The preliminary observation that a free government ought to be built on the information and virtue of the people will here find its proper place…

let a supreme regard for equal justice & the inherent rights of the citizens be visible in all your proceedings…

I have a confident reliance that your wisdom & patriotism will be exerted to raise the supplies for discharging the interest on the national debt & for supporting the government… in a manner as little burdensome to the people as possible…”

Aiming to do everything in his power to ensure the successful launch of the new government while guarding against his own fallibility, he sent his completed 73-page draft inaugural address–in effect his manifesto on government–to James Madison for counsel. Without telling a lie, Washington employed a little misdirection to encourage unfettered editing. Madison returned the manuscript, along with his own draft of an entirely new and much shorter speech that steered clear of controversial issues. On April 30, 1789, on the balcony of Federal Hall, Washington delivered Madison’s more expedient text. The surviving fragments of Washington’s text reveal a much more complex tapestry.

Starting in 1827, Washington’s manuscript was broken up and given as souvenirs, first by the page and then into fragments as small as a line or two. Most of the speech has never been reconstructed. This collection comprises the largest part known to survive in any one place. It provides an intimate window into the ideals that Washington brought with him, as he led thirteen aggregating states in creating a new government for our benefit.

Text of the framed originals in this preview exhibit.  Washington wrote on both sides of the paper.

[from an unknown pages]

“name a bye-word on the earth. Hence we were exposed to insurrection at home, and contempt abroad. Hence there were nations, which, in some measure excluded our Vessels from their Ports, checked our Commerce by

[ignor]rant or wicked rested unconcerned. Even fearfulness siezed, in many instances, upon those well-meaning politicians, whose security had been produced by the Scantiness of their information & the confinement”

[the tops of pages 21-22]

“from any one of my countrymen, point to the sinester object, or to the earthly consideration beyond the hope of rendering some little service to our parent Country, that could have persuaded me to accept this appointment

to any favoured nation. We have purchased wisdom by experience. Mankind are believed to be naturally averse to the coertions of government. But when our Countrymen had experienced the inconveniences, arising from the feebleness of our”

[the tops of pages 45-46]

“of this government, it may be proper to give assurances of our friendly dispositions to other Powers. We may more at our leisure, meditate on such Treaties of Amity & Commerce, as shall be judged expedient to be propounded to or received from any of the<m.> In all our appointments of persons to fill domestic & foreign offices, let us be careful to select only such as are distinguished for morals & abilities--Som<e> attention should likewise be paid, when …

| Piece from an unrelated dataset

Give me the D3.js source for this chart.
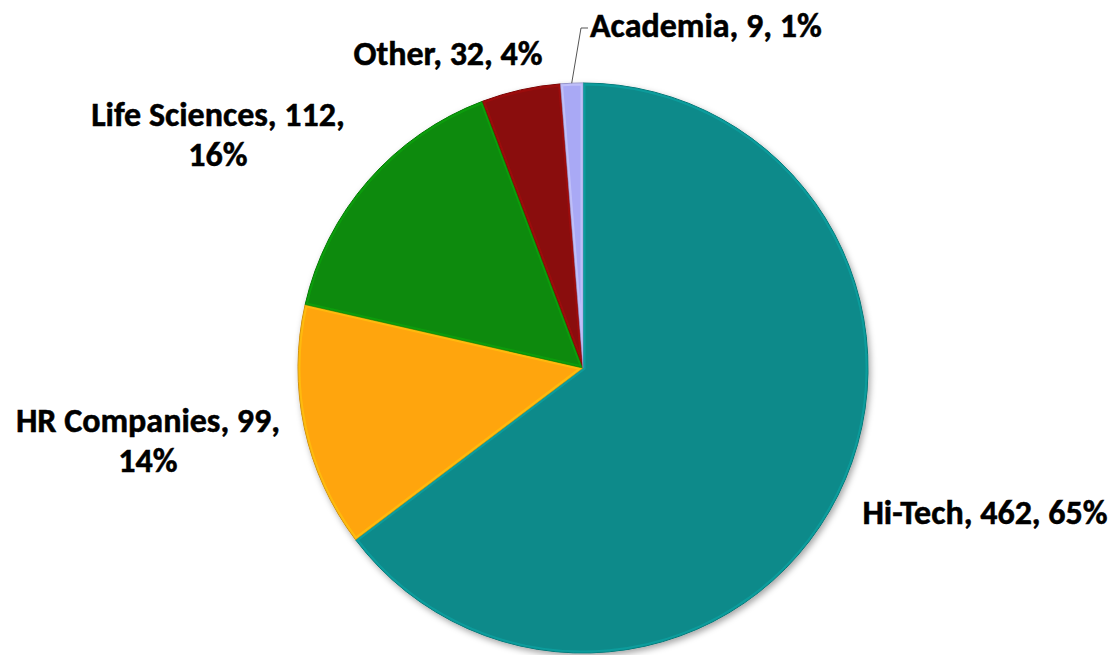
<!DOCTYPE html>
<html>
<head>
<meta charset="utf-8">
<script src="https://cdn.jsdelivr.net/npm/d3@7"></script>
<style>
  body { margin: 0; background: #fff; }
  .lbl { font-family: Carlito, Calibri, Lato, sans-serif; font-weight: bold; font-size: 34px; fill: #000;
         stroke: #000; stroke-width: 0.5px; }
</style>
</head>
<body>
<div id="chart"></div>
<script>
/* sector pie */

const categories = ["Hi-Tech", "HR Companies", "Life Sciences", "Other", "Academia"];
const values = [462, 99, 112, 32, 9];
const colors = ["#088a8a", "#ffa50a", "#088a08", "#8a0808", "#a9a9f5"];

const width = 1114,
    height = 655,
    cx = 583, cy = 368, radius = 285;

// where each label sits (x, first baseline) and how it wraps
const labelPos = [
    { x: 985, y: 524, anchor: "middle", wrap: false },
    { x: 148, y: 432, anchor: "middle", wrap: true },
    { x: 218, y: 126, anchor: "middle", wrap: true },
    { x: 448, y: 65, anchor: "middle", wrap: false },
    { x: 590, y: 37, anchor: "start", wrap: false }
];

const total = d3.sum(values);
const data = categories.map((c, i) => ({ name: c, value: values[i], color: colors[i], pos: labelPos[i] }));

const svg = d3.select("#chart")
    .append("svg")
    .attr("width", width)
    .attr("height", height)
    .attr("viewBox", [0, 0, width, height]);

const defs = svg.append("defs");
const shadow = defs.append("filter")
    .attr("id", "shadow")
    .attr("x", "-10%").attr("y", "-10%")
    .attr("width", "120%").attr("height", "120%");
shadow.append("feDropShadow")
    .attr("dx", 2).attr("dy", 3)
    .attr("stdDeviation", 3)
    .attr("flood-color", "#000")
    .attr("flood-opacity", 0.35);

let pie = d3.pie()
    .value(d => d.value)
    .sort(null);

let arc = d3.arc()
    .innerRadius(0)
    .outerRadius(radius);

const arcs = pie(data);

const g = svg.append("g")
    .attr("transform", `translate(${cx},${cy})`);

g.append("g")
    .attr("filter", "url(#shadow)")
  .selectAll("path")
  .data(arcs)
  .join("path")
    .attr("d", arc)
    .attr("fill", d => d.data.color)
    .attr("stroke", d => d3.color(d.data.color).darker(0.7))
    .attr("stroke-width", 1);

// light inner edge on every slice, gives the bevelled look
const clip = defs.selectAll("clipPath")
  .data(arcs)
  .join("clipPath")
    .attr("id", (d, i) => "clip" + i);
clip.append("path").attr("d", arc);

g.append("g")
  .selectAll("path")
  .data(arcs)
  .join("path")
    .attr("d", arc)
    .attr("clip-path", (d, i) => `url(#clip${i})`)
    .attr("fill", "none")
    .attr("stroke", d => d3.color(d.data.color).brighter(0.7))
    .attr("stroke-width", 5)
    .attr("opacity", 0.45);

// leader line for the tiny Academia slice
const aca = arcs[4];
const mid = (aca.startAngle + aca.endAngle) / 2;
const p0 = [cx + Math.sin(mid) * radius, cy - Math.cos(mid) * radius];
svg.append("path")
    .attr("d", d3.line()([p0, [581, 28], [588, 28]]))
    .attr("fill", "none")
    .attr("stroke", "#555")
    .attr("stroke-width", 1);

// labels
const labels = svg.append("g");
for (let d of data) {
    const pct = Math.round(d.value / total * 100) + "%";
    const t = labels.append("text")
        .attr("class", "lbl")
        .attr("text-anchor", d.pos.anchor)
        .attr("x", d.pos.x)
        .attr("y", d.pos.y);
    if (d.pos.wrap) {
        t.append("tspan").attr("x", d.pos.x).text(`${d.name}, ${d.value},`);
        t.append("tspan").attr("x", d.pos.x).attr("dy", 40).text(pct);
    } else {
        t.text(`${d.name}, ${d.value}, ${pct}`);
    }
}
</script>
</body>
</html>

It appears to me, that it would be a favorable circumstance, if the characters of Candidates could be known, without their having a pretext for coming forward themselves with personal applications. We should seek to find the Men who are best qualified to fill Offices: but never give our consent to the creation of Offices to accomodate men.”

★ The collection includes:

  • Three full Autograph Manuscript leaves (six pages) of only thirteen complete leaves known to survive. Seven are already in institutional collections, with the three others in private hands each owned by separate collectors.

  • four Autograph Manuscript fragments of pages, shown here.

  • a collection of exceptional First Inaugural buttons;

  • a celebratory Washington parade sash – one of only two known to survive from the period;

  • Washington’s delivered First Inaugural Address, in a rare imprint, Boston’s Herald of Freedom and the Federal Advertiser Newspaper.

  • Washington painting - standing oil on canvas portrait after Gilbert Stuart.